Benedict XVI and Catholicism’s new direction

Beatrice Priest 8 March 2013

A liberal and progressive look forward from Cambridge…

"I am simply a pilgrim beginning the last stage of the pilgrimage of life on earth Thank you and good night".

These were the final words of Pope Benedict XVI on Wednesday February 28 addressed to the faithful crowds from the balcony of his new residence, Castel Gandolfo, outside Rome. The papal conclave is scheduled to decide on a new pope before Easter.

Pope Benedict XVI's resignation has been interpreted as the most radical move by an otherwise conservative Pope. There are few precedents for papal abdications. Pope Celestine V in 1294 was criticised by Dante in the Inferno for his "viltade", or cowardice. Yet, according to medieval historian and practicing Catholic Dr Claire Daunton, speaking exclusively to The Cambridge Student, Pope Benedict's decision is both "brave and momentous".

The Pope cited reasons of ill health – both physical and mental – for leaving office. Commentators add the endless strength needed to affront the Church's current difficulties: Vatileaks, a controversy involving leaked Vatican documents; sex-abuse scandals; and, more recently, the sexual misconduct of Scottish Cardinal Keith O'Brien.

Given Benedict XVI's reasons of ill health, the next Pope will likely be younger. The Bishop of Milan, Angelo Scola, is the most prominent Italian candidate. However, according to Dr Daunton, it is probable that the conclave will "swing away from an Italian pope since they are too close to the curia. There is much merit in a non-European", she added, "but, above all, the new Pope should be a good manager and a good spiritual leader".
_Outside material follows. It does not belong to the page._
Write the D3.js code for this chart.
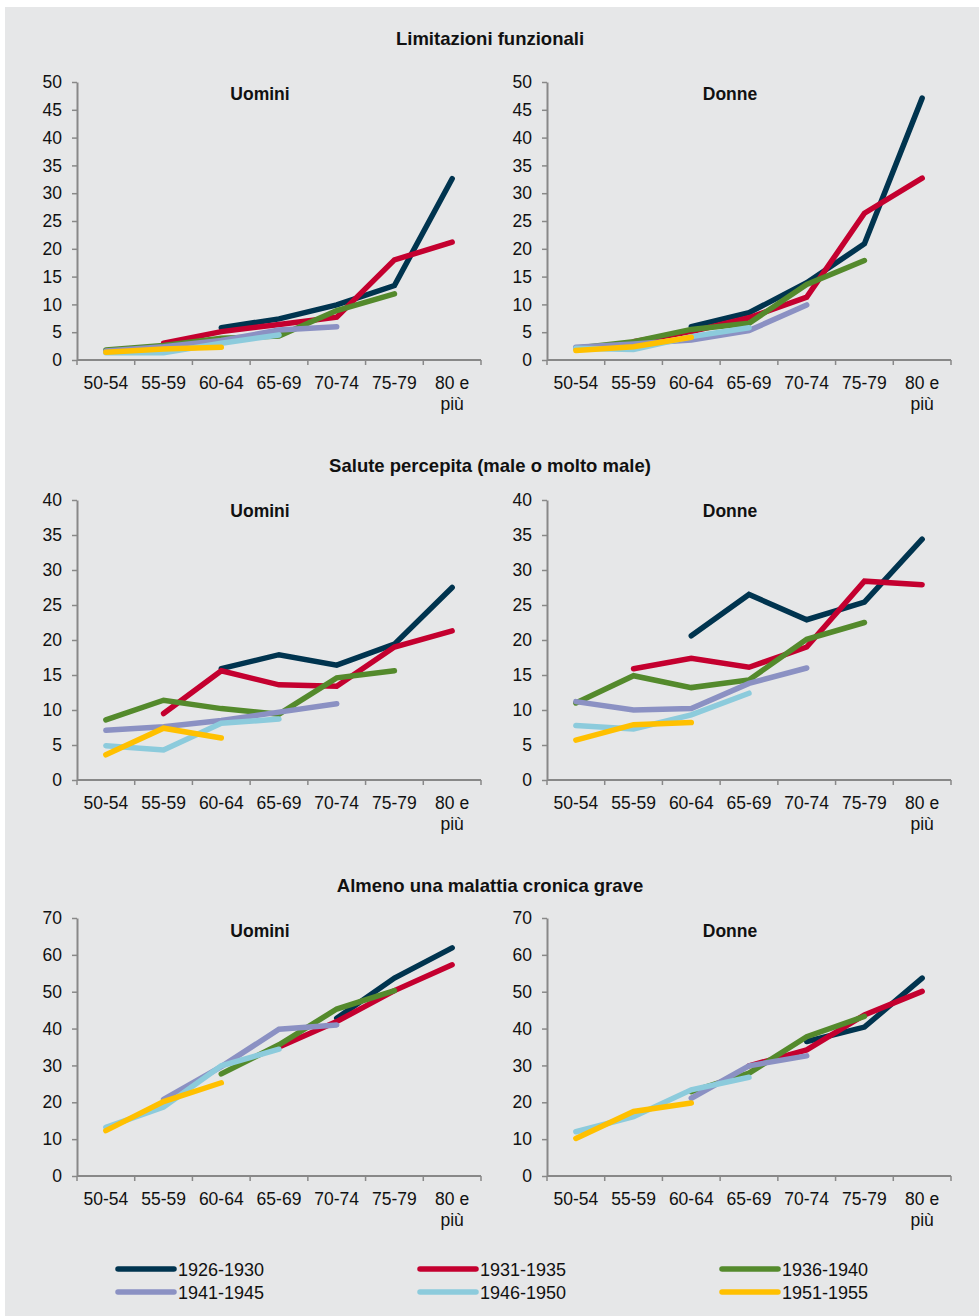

Other strong candidates include Peter Turkson from Ghana, Odilo Scherer from Brazil, Marc Ouellet from Quebec and Luis Tagle from the Philippines.

The array has sparked interest among Cambridge students. In conversation with TCS, a PhD student in Philosophy from Fisher House, for example, said: "although a black Pope would be nice, it is not substantive enough; he will have to be the correct person."

"Whoever is picked", they continued, "the Church will benefit from the fresh ideas and a fresh vision the new Pope will bring".

Indeed, on the new direction of the Catholic Church, Doherty expressed her sadness at the media focus on Keith O'Brien's homosexuality. Pointing out that Catholicism is not against homosexuality per se, but advocates a vow of celibacy, she added: "Some changes could be made to the vow of celibacy with respect for the organic continuation of Church tradition, making it, for instance, an optional choice".

Likewise, Dr Daunton hopes for a Church with a more modern and responsive outlook. She concluded: ‘Although I don't foresee women priests, I would like women to be recognised for their work, maybe with some kind of a title women should be allowed to preach.'

Dr Daunton also noted the strength of Catholicism in Cambridge, with around 20 conversions in the city in the last year. It will be interesting to see whether the liberal and progressive Catholicism being practiced in Cambridge, and which has attracted so many new believers, finds a counterpart in the faith of the new Pope.